→ DATA SHOWN:
========================================================================

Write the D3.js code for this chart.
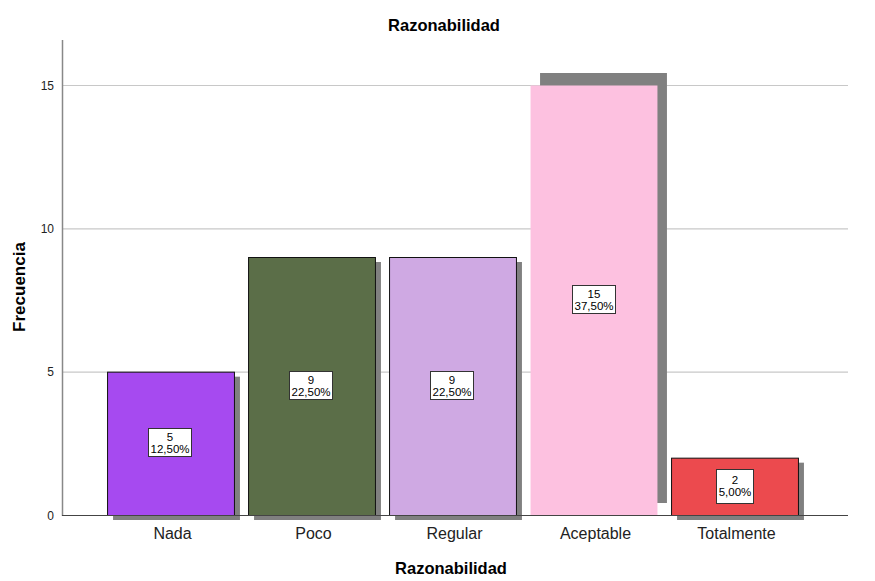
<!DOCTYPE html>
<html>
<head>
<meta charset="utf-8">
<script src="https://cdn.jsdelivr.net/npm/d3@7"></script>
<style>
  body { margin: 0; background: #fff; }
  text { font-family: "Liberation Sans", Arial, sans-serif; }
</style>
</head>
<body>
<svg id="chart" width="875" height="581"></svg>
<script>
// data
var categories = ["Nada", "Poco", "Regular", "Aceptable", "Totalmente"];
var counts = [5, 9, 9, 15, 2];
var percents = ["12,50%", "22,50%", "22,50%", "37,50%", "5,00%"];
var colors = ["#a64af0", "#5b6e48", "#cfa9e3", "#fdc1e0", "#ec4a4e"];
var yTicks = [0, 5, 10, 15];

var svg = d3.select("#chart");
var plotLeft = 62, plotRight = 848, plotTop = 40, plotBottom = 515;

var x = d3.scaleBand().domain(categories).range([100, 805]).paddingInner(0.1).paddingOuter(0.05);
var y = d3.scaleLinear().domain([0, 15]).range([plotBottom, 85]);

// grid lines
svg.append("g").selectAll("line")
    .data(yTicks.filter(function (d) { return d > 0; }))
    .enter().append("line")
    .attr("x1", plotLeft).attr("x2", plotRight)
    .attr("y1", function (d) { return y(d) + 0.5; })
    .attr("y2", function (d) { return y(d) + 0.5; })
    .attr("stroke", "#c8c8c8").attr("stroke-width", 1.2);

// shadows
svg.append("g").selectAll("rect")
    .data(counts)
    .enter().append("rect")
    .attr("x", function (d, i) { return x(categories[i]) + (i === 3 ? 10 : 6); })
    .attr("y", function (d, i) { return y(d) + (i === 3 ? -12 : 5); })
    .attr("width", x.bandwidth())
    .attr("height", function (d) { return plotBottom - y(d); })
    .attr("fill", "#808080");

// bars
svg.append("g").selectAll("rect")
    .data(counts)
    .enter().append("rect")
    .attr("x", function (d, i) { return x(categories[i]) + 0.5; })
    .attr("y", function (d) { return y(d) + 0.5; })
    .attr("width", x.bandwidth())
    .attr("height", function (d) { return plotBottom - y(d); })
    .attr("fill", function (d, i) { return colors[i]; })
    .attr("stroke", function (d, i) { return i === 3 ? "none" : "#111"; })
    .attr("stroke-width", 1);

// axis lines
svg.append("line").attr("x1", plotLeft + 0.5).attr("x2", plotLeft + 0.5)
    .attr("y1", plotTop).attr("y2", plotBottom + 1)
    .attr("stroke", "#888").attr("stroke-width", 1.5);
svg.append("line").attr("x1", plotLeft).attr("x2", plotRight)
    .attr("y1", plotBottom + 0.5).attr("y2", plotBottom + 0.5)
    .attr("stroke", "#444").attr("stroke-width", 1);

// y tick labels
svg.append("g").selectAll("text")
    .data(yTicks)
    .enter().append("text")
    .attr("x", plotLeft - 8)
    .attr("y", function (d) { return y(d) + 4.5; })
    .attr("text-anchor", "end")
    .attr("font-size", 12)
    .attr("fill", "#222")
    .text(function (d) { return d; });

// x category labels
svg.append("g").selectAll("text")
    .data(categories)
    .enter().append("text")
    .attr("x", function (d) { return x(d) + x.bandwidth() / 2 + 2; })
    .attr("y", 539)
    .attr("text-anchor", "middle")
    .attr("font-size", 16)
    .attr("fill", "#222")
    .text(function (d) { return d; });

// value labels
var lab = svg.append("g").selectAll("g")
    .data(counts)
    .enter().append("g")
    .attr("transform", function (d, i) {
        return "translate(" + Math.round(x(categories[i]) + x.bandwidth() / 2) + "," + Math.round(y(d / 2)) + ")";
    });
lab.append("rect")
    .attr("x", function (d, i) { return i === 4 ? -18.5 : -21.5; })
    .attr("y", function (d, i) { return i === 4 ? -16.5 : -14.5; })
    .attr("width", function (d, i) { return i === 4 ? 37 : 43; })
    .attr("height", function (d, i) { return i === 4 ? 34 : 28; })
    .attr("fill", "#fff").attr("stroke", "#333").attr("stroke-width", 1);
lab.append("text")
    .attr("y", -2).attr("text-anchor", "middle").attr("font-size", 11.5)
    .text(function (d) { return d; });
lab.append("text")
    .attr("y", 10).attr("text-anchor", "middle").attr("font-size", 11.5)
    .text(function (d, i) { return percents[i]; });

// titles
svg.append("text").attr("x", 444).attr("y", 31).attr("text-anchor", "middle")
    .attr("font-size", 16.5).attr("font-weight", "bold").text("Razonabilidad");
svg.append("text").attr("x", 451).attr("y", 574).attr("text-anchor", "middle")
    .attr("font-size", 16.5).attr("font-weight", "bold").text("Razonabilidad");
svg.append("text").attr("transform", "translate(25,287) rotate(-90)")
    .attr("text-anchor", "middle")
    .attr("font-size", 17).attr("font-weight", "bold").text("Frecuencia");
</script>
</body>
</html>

========================================================================

→ AIM: Every line of text is to be repeated exactly; pictures are left out.

→ THE RESPONSE:
Write the D3.js code for this chart.
<!DOCTYPE html>
<html>
<head>
<meta charset="utf-8">
<script src="https://cdn.jsdelivr.net/npm/d3@7"></script>
<style>
  body { margin: 0; background: #fff; }
  text { font-family: "Liberation Sans", Arial, sans-serif; }
</style>
</head>
<body>
<svg id="chart" width="875" height="581"></svg>
<script>
// data
var categories = ["Nada", "Poco", "Regular", "Aceptable", "Totalmente"];
var counts = [5, 9, 9, 15, 2];
var percents = ["12,50%", "22,50%", "22,50%", "37,50%", "5,00%"];
var colors = ["#a64af0", "#5b6e48", "#cfa9e3", "#fdc1e0", "#ec4a4e"];
var yTicks = [0, 5, 10, 15];

var svg = d3.select("#chart");
var plotLeft = 62, plotRight = 848, plotTop = 40, plotBottom = 515;

var x = d3.scaleBand().domain(categories).range([100, 805]).paddingInner(0.1).paddingOuter(0.05);
var y = d3.scaleLinear().domain([0, 15]).range([plotBottom, 85]);

// grid lines
svg.append("g").selectAll("line")
    .data(yTicks.filter(function (d) { return d > 0; }))
    .enter().append("line")
    .attr("x1", plotLeft).attr("x2", plotRight)
    .attr("y1", function (d) { return y(d) + 0.5; })
    .attr("y2", function (d) { return y(d) + 0.5; })
    .attr("stroke", "#c8c8c8").attr("stroke-width", 1.2);

// shadows
svg.append("g").selectAll("rect")
    .data(counts)
    .enter().append("rect")
    .attr("x", function (d, i) { return x(categories[i]) + (i === 3 ? 10 : 6); })
    .attr("y", function (d, i) { return y(d) + (i === 3 ? -12 : 5); })
    .attr("width", x.bandwidth())
    .attr("height", function (d) { return plotBottom - y(d); })
    .attr("fill", "#808080");

// bars
svg.append("g").selectAll("rect")
    .data(counts)
    .enter().append("rect")
    .attr("x", function (d, i) { return x(categories[i]) + 0.5; })
    .attr("y", function (d) { return y(d) + 0.5; })
    .attr("width", x.bandwidth())
    .attr("height", function (d) { return plotBottom - y(d); })
    .attr("fill", function (d, i) { return colors[i]; })
    .attr("stroke", function (d, i) { return i === 3 ? "none" : "#111"; })
    .attr("stroke-width", 1);

// axis lines
svg.append("line").attr("x1", plotLeft + 0.5).attr("x2", plotLeft + 0.5)
    .attr("y1", plotTop).attr("y2", plotBottom + 1)
    .attr("stroke", "#888").attr("stroke-width", 1.5);
svg.append("line").attr("x1", plotLeft).attr("x2", plotRight)
    .attr("y1", plotBottom + 0.5).attr("y2", plotBottom + 0.5)
    .attr("stroke", "#444").attr("stroke-width", 1);

// y tick labels
svg.append("g").selectAll("text")
    .data(yTicks)
    .enter().append("text")
    .attr("x", plotLeft - 8)
    .attr("y", function (d) { return y(d) + 4.5; })
    .attr("text-anchor", "end")
    .attr("font-size", 12)
    .attr("fill", "#222")
    .text(function (d) { return d; });

// x category labels
svg.append("g").selectAll("text")
    .data(categories)
    .enter().append("text")
    .attr("x", function (d) { return x(d) + x.bandwidth() / 2 + 2; })
    .attr("y", 539)
    .attr("text-anchor", "middle")
    .attr("font-size", 16)
    .attr("fill", "#222")
    .text(function (d) { return d; });

// value labels
var lab = svg.append("g").selectAll("g")
    .data(counts)
    .enter().append("g")
    .attr("transform", function (d, i) {
        return "translate(" + Math.round(x(categories[i]) + x.bandwidth() / 2) + "," + Math.round(y(d / 2)) + ")";
    });
lab.append("rect")
    .attr("x", function (d, i) { return i === 4 ? -18.5 : -21.5; })
    .attr("y", function (d, i) { return i === 4 ? -16.5 : -14.5; })
    .attr("width", function (d, i) { return i === 4 ? 37 : 43; })
    .attr("height", function (d, i) { return i === 4 ? 34 : 28; })
    .attr("fill", "#fff").attr("stroke", "#333").attr("stroke-width", 1);
lab.append("text")
    .attr("y", -2).attr("text-anchor", "middle").attr("font-size", 11.5)
    .text(function (d) { return d; });
lab.append("text")
    .attr("y", 10).attr("text-anchor", "middle").attr("font-size", 11.5)
    .text(function (d, i) { return percents[i]; });

// titles
svg.append("text").attr("x", 444).attr("y", 31).attr("text-anchor", "middle")
    .attr("font-size", 16.5).attr("font-weight", "bold").text("Razonabilidad");
svg.append("text").attr("x", 451).attr("y", 574).attr("text-anchor", "middle")
    .attr("font-size", 16.5).attr("font-weight", "bold").text("Razonabilidad");
svg.append("text").attr("transform", "translate(25,287) rotate(-90)")
    .attr("text-anchor", "middle")
    .attr("font-size", 17).attr("font-weight", "bold").text("Frecuencia");
</script>
</body>
</html>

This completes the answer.